| What is asked |
Restate, exactly and without pictures, the lines from the start of the listing below through the line holding "Arial, Helvetica, sans-serif';".

┄┄┄┄┄┄┄┄┄┄┄┄┄┄┄┄┄┄┄┄

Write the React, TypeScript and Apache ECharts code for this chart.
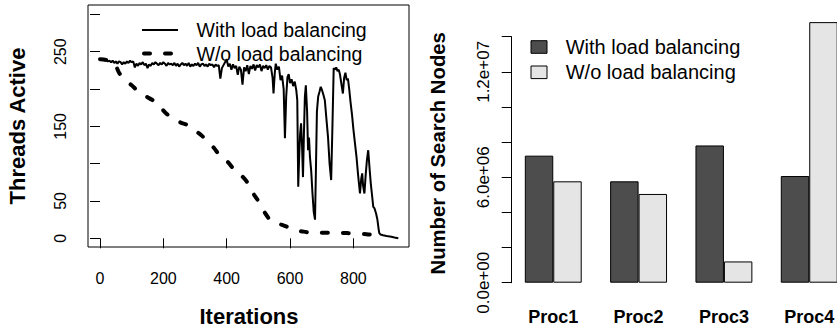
import React, { useEffect, useRef } from 'react';
import * as echarts from 'echarts';

const FONT = '"Liberation Sans", Arial, Helvetica, sans-serif';

// ---- Left panel: threads active over iterations ----
const withIter = [
  0, 5, 10, 15, 20, 25, 30, 35, 40, 45, 50, 55, 60, 65, 70, 75, 80, 85, 90, 95,
  100, 105, 110, 115, 120, 125, 130, 135, 140, 145, 150, 155, 160, 165, 170, 175, 180, 185, 190, 195,
  200, 205, 210, 215, 220, 225, 230, 235, 240, 245, 250, 255, 260, 265, 270, 275, 280, 285, 290, 295,
  300, 305, 310, 315, 320, 325, 330, 335, 340, 345, 350, 355, 360, 365, 370, 375, 380, 385, 390, 395,
  400, 405, 410, 415, 420, 425, 430, 435, 440, 445, 450, 455, 460, 465, 470, 475, 480, 485, 490, 495,
  500, 505, 510, 515, 520, 525, 530, 535, 540,
  545, 548, 552, 555, 560, 565, 570, 575, 580, 584, 588, 592, 596, 600, 605, 610, 615, 620, 623, 626,
  629, 632, 635, 638, 641, 644, 647, 650, 654, 657, 660, 663, 667, 671, 675, 679, 682, 685, 689, 693,
  697, 700, 705, 710, 715, 720, 725, 730, 734, 738, 742, 746, 750, 754, 758, 763, 767, 771, 775, 779,
  783, 787, 791, 796, 800, 805, 810, 815, 821, 825, 828, 831, 835, 839, 843, 847, 851, 855, 859, 863,
  867, 872, 876, 880, 882, 886, 894, 905, 920, 930, 942,
];
const withThreads = [
  240, 239, 240, 238, 239, 237, 238, 236, 238, 235, 237, 234, 237, 236, 233, 236, 234, 237, 235, 238,
  236, 237, 229, 234, 231, 235, 233, 236, 232, 234, 228, 233, 231, 235, 233, 236, 234, 232, 235, 233,
  236, 234, 231, 235, 233, 234, 232, 235, 231, 234, 230, 233, 235, 232, 234, 231, 235, 230, 233, 231,
  234, 232, 235, 230, 233, 234, 231, 233, 230, 234, 232, 233, 229, 233, 231, 232, 214, 228, 232, 236,
  240, 230, 234, 226, 233, 228, 231, 219, 230, 226, 206, 229, 224, 232, 220, 231, 227, 233, 225, 232,
  229, 233, 224, 231, 228, 232, 226, 231, 229,
  215, 194, 222, 234, 226, 230, 212, 218, 200, 134, 190, 216, 220, 208, 213, 204, 210, 198, 185, 69,
  110, 140, 154, 125, 82, 140, 190, 205, 170, 118, 135, 109, 90, 60, 35, 25, 95, 170, 190, 196,
  203, 200, 193, 185, 160, 136, 100, 78, 150, 228, 226, 229, 224, 226, 219, 205, 194, 215, 222, 212,
  214, 200, 183, 165, 147, 128, 109, 85, 60, 80, 87, 70, 60, 85, 105, 118, 95, 74, 58, 42,
  40, 33, 25, 12, 7, 5, 4, 3, 2, 1, 0,
];
const woIter = [
  0, 20, 40, 50, 60, 70, 85, 100, 115, 130, 150, 170, 190, 210, 230, 255, 275, 295, 320, 340,
  360, 380, 404, 420, 440, 467, 487, 505, 521, 537, 555, 575, 600, 620, 641, 673, 700, 737, 780, 842,
  870, 895,
];
const woThreads = [
  240, 239, 236, 231, 222, 216, 210, 205, 199, 194, 189, 184, 176, 167, 161, 155, 152, 146, 138, 130,
  121, 110, 102, 94, 87, 74, 58, 47, 34, 25, 20, 18, 14, 11, 9, 7.5, 7.5, 7.5, 7, 5.4,
  4, 2,
];
const xTicksLeft = [0, 200, 400, 600, 800];
const yTicksLeft = [0, 50, 100, 150, 200, 250, 300];
const yLabelsLeft = [0, 50, 150, 250];

// ---- Right panel: search nodes per processor ----
const procs = ['Proc1', 'Proc2', 'Proc3', 'Proc4'];
const nodesWith = [7.23e6, 5.77e6, 7.81e6, 6.07e6];
const nodesWithout = [5.77e6, 5.05e6, 1.21e6, 14.83e6];
const yLabelsRight = [0, 6e6, 1.2e7];

const seriesNames = ['With load balancing', 'W/o load balancing'];

function sci(v: number): string {
  const s = v.toExponential(1);
  const [m, e] = s.split('e');
  const sign = e[0] === '-' ? '-' : '+';
  const digits = e.replace(/^[+-]/, '').padStart(2, '0');
  return `${m}e${sign}${digits}`;
}

export default function App() {
  const ref = useRef<HTMLDivElement>(null);
  useEffect(() => {
    if (!ref.current) return;
    document.body.style.margin = '0';
    document.body.style.overflow = 'hidden';
    const chart = echarts.init(ref.current, undefined, { renderer: 'svg' });
    const withData = withIter.map((x, i) => [x, withThreads[i]]);
    const woData = woIter.map((x, i) => [x, woThreads[i]]);
    const tickLabel = { color: '#000', fontFamily: FONT };
    chart.setOption({
      animation: false,
      textStyle: { fontFamily: FONT, color: '#000' },
      grid: [
        { left: 88, top: 5, width: 321, height: 242, show: true, borderColor: '#000', borderWidth: 1, backgroundColor: 'transparent' },
        { left: 510.6, top: 36.7, width: 341.3, height: 246 },
      ],
      xAxis: [
        {
          gridIndex: 0, type: 'value', min: -37.9, max: 975.8,
          axisLine: { show: false }, splitLine: { show: false },
          axisTick: { show: true, customValues: xTicksLeft, length: 10, lineStyle: { color: '#000', width: 1 } },
          axisLabel: { ...tickLabel, customValues: xTicksLeft, fontSize: 16, margin: 23 },
        },
        {
          gridIndex: 1, type: 'category', data: procs,
          axisLine: { show: false }, axisTick: { show: false }, splitLine: { show: false },
          axisLabel: { ...tickLabel, fontSize: 18, fontWeight: 'bold', margin: 25 },
        },
      ],
      yAxis: [
        {
          gridIndex: 0, type: 'value', min: -11.66, max: 312.6,
          axisLine: { show: false }, splitLine: { show: false },
          axisTick: { show: true, customValues: yTicksLeft, length: 10, lineStyle: { color: '#000', width: 1 } },
          axisLabel: { ...tickLabel, customValues: yLabelsLeft, fontSize: 16, rotate: 90, margin: 20 },
        },
        {
          gridIndex: 1, type: 'value', min: 0, max: 1.4e7, interval: 2e6, offset: -1.1,
          axisLine: { show: true, lineStyle: { color: '#000', width: 1 } },
          splitLine: { show: false },
          axisTick: { show: true, length: 10, lineStyle: { color: '#000', width: 1 } },
          axisLabel: { ...tickLabel, customValues: yLabelsRight, fontSize: 17, rotate: 90, margin: 20, formatter: (v: number) => sci(v) },
        },
      ],
      series: [
        {
          name: seriesNames[0], type: 'line', xAxisIndex: 0, yAxisIndex: 0, data: withData,
          symbol: 'none', lineStyle: { color: '#000', width: 2 }, z: 3,
        },
        {
          name: seriesNames[1], type: 'line', xAxisIndex: 0, yAxisIndex: 0, data: woData,
          symbol: 'none', smooth: 0.3, lineStyle: { color: '#000', width: 4, type: [6, 15], cap: 'round' }, z: 2,
        },
        {
          name: seriesNames[0], type: 'bar', xAxisIndex: 1, yAxisIndex: 1, data: nodesWith,
          barWidth: 28.45, barGap: '0%', clip: false,
          itemStyle: { color: '#4d4d4d', borderColor: '#000', borderWidth: 1 },
        },
        {
          name: seriesNames[1], type: 'bar', xAxisIndex: 1, yAxisIndex: 1, data: nodesWithout,
          barWidth: 28.45, barGap: '0%', clip: false,
          itemStyle: { color: '#e5e5e5', borderColor: '#000', borderWidth: 1 },
        },
      ],
      graphic: [
        { type: 'text', x: 17.5, y: 126, rotation: Math.PI / 2, style: { text: 'Threads Active', fontSize: 22, fontWeight: 'bold', fontFamily: FONT, fill: '#000', align: 'center', verticalAlign: 'middle' } },
        { type: 'text', x: 249, y: 316.5, style: { text: 'Iterations', fontSize: 22, fontWeight: 'bold', fontFamily: FONT, fill: '#000', align: 'center', verticalAlign: 'middle' } },
        { type: 'text', x: 437.5, y: 153.3, rotation: Math.PI / 2, style: { text: 'Number of Search Nodes', fontSize: 20.3, fontWeight: 'bold', fontFamily: FONT, fill: '#000', align: 'center', verticalAlign: 'middle' } },
        // left legend
        { type: 'line', shape: { x1: 142, y1: 30, x2: 178, y2: 30 }, style: { stroke: '#000', lineWidth: 2 } },
        { type: 'line', shape: { x1: 144, y1: 53.5, x2: 178, y2: 53.5 }, style: { stroke: '#000', lineWidth: 4, lineDash: [6, 15], lineCap: 'round' } },
        { type: 'text', x: 196.5, y: 30, style: { text: seriesNames[0], fontSize: 19.5, fontFamily: FONT, fill: '#000', align: 'left', verticalAlign: 'middle' } },
        { type: 'text', x: 196.5, y: 53.8, style: { text: seriesNames[1], fontSize: 19.5, fontFamily: FONT, fill: '#000', align: 'left', verticalAlign: 'middle' } },
        // right legend
        { type: 'rect', shape: { x: 531, y: 40.7, width: 16, height: 12.6 }, style: { fill: '#4d4d4d', stroke: '#000', lineWidth: 1 } },
        { type: 'rect', shape: { x: 531, y: 66, width: 16, height: 12.6 }, style: { fill: '#e5e5e5', stroke: '#000', lineWidth: 1 } },
        { type: 'text', x: 565.7, y: 46.5, style: { text: seriesNames[0], fontSize: 20, fontFamily: FONT, fill: '#000', align: 'left', verticalAlign: 'middle' } },
        { type: 'text', x: 565.7, y: 72.3, style: { text: seriesNames[1], fontSize: 20, fontFamily: FONT, fill: '#000', align: 'left', verticalAlign: 'middle' } },
      ],
    });
    return () => chart.dispose();
  }, []);
  return (
    <div
      ref={ref}
      style={{ position: 'fixed', left: 0, top: 0, width: 880, height: 330, background: '#fff', overflow: 'hidden' }}
    />
  );
}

┄┄┄┄┄┄┄┄┄┄┄┄┄┄┄┄┄┄┄┄

| Task answer |
Write the React, TypeScript and Apache ECharts code for this chart.
import React, { useEffect, useRef } from 'react';
import * as echarts from 'echarts';

const FONT = '"Liberation Sans", Arial, Helvetica, sans-serif';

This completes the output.